Brega romântico is a sentimental branch of Brazilian brega that centers love ballads, melodramatic storytelling, and highly emotive singing. Emerging from working‑class dance halls and radio circuits—especially in Brazil’s Northeast—it frames romance, betrayal, jealousy, and longing as everyday dramas set to catchy, keyboard‑driven arrangements.
Musically, it blends the melodic directness of classic brega with bolero- and Latin‑ballad‑style phrasing, simple but effective pop harmonies, and a steady 4/4 groove that can move from slow, tear‑stained ballads to mid‑tempo floor‑fillers. Arranger keyboards, drum machines, bright synth strings, and clean electric guitar (often drenched in chorus and delay) are signature timbres. Vocals are impassioned—frequently rising to climactic high notes, with melisma on key words—while lyrics favor plainspoken, intimate language to heighten the sense of confession and catharsis.
Although long stigmatized as “kitschy” by elites, brega romântico built a massive audience via local radio, street markets, and later DVDs and streaming, and it has continually fed new regional scenes and crossover trends across Brazil.
Brega romântico grows out of the broader brega movement—an unabashedly popular, melodramatic pop stream that took shape in the 1970s.
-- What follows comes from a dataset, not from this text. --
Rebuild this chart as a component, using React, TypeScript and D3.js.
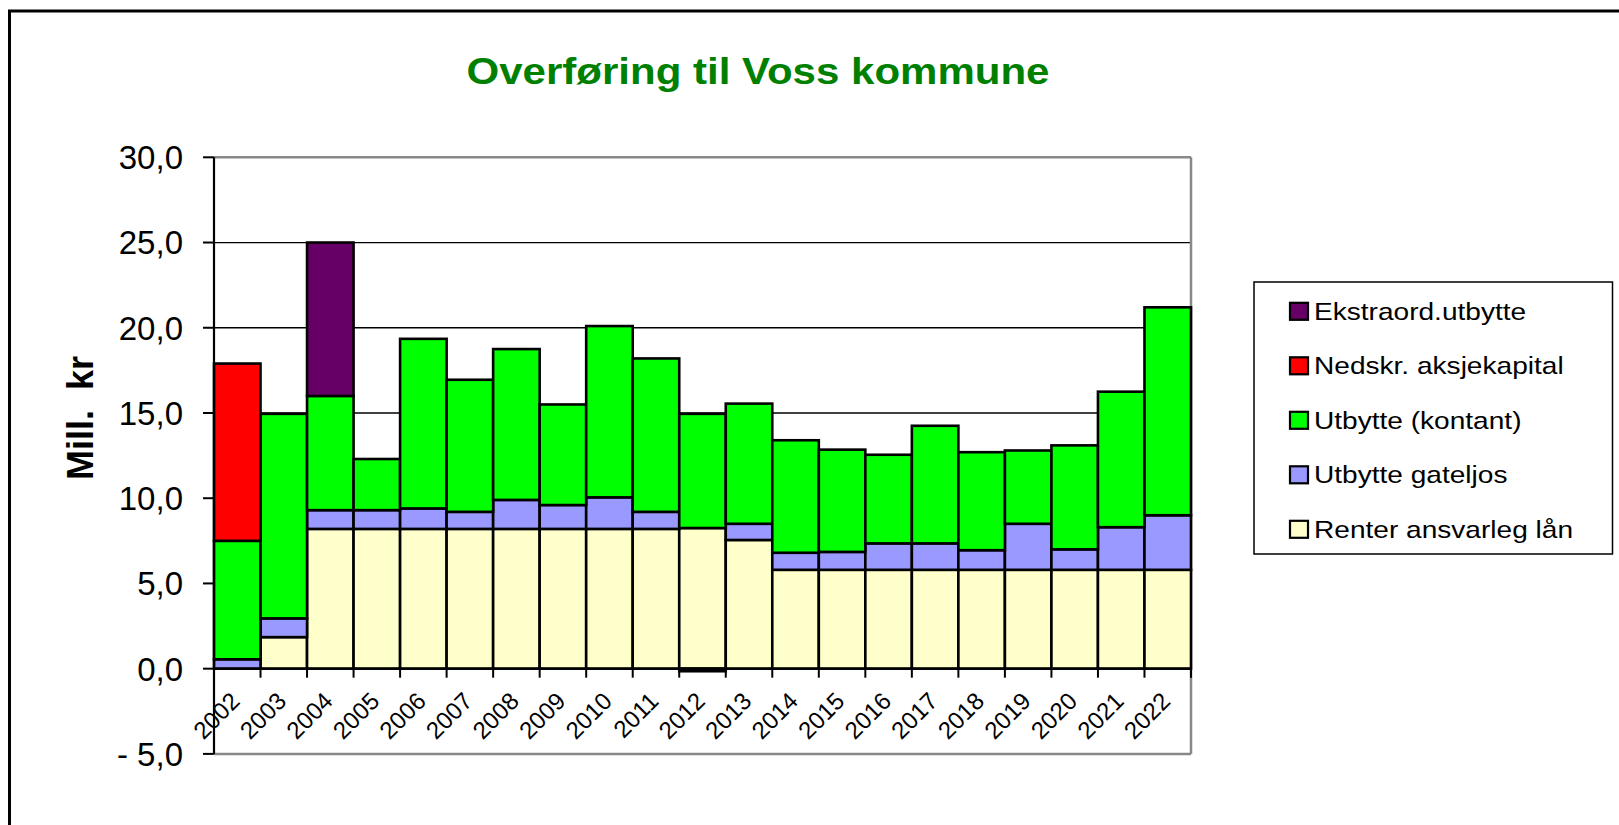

As brega singers leaned ever more toward love‑song narratives and bolero‑style delivery, a romantic strain coalesced. In the 1980s, this approach found fertile ground in the Northeast (Pernambuco, Paraíba, Rio Grande do Norte), where dance halls (bailes), regional radio, and cassette culture established a feedback loop of demand for sentimental ballads with a modern, keyboard‑led sound.
Through the 1990s, romantic brega professionalized: bands adopted arranger keyboards and drum machines, live shows became slicker, and the verse‑pre‑chorus‑chorus formula—often capped by a late key change—became canon. Independent labels, radio programs, and VCD/DVD releases spread hits nationwide. While the style retained its roots in working‑class leisure culture, it became a reliable draw in regional festivals and touring circuits.
In the 2000s, Northern scenes such as Belém remixed romantic brega songs into club‑ready technobrega, underscoring the genre’s hook‑rich adaptability. At the same time, neighboring styles (forró eletrônico, arrocha) shared musicians, venues, and audiences, swapping rhythmic feels and production tricks. Despite periodic critical dismissal, online platforms amplified brega romântico’s reach, cultivating nostalgia (“brega das antigas”) alongside a steady flow of new voices.
Streaming and social media have normalized the style’s aesthetics—impassioned vocals, direct lyrics, luminous keyboards—for a new generation. The genre continues to thrive as both a repository of beloved classics and a living idiom fueling local scenes, club remixes, and crossover pop across Brazil.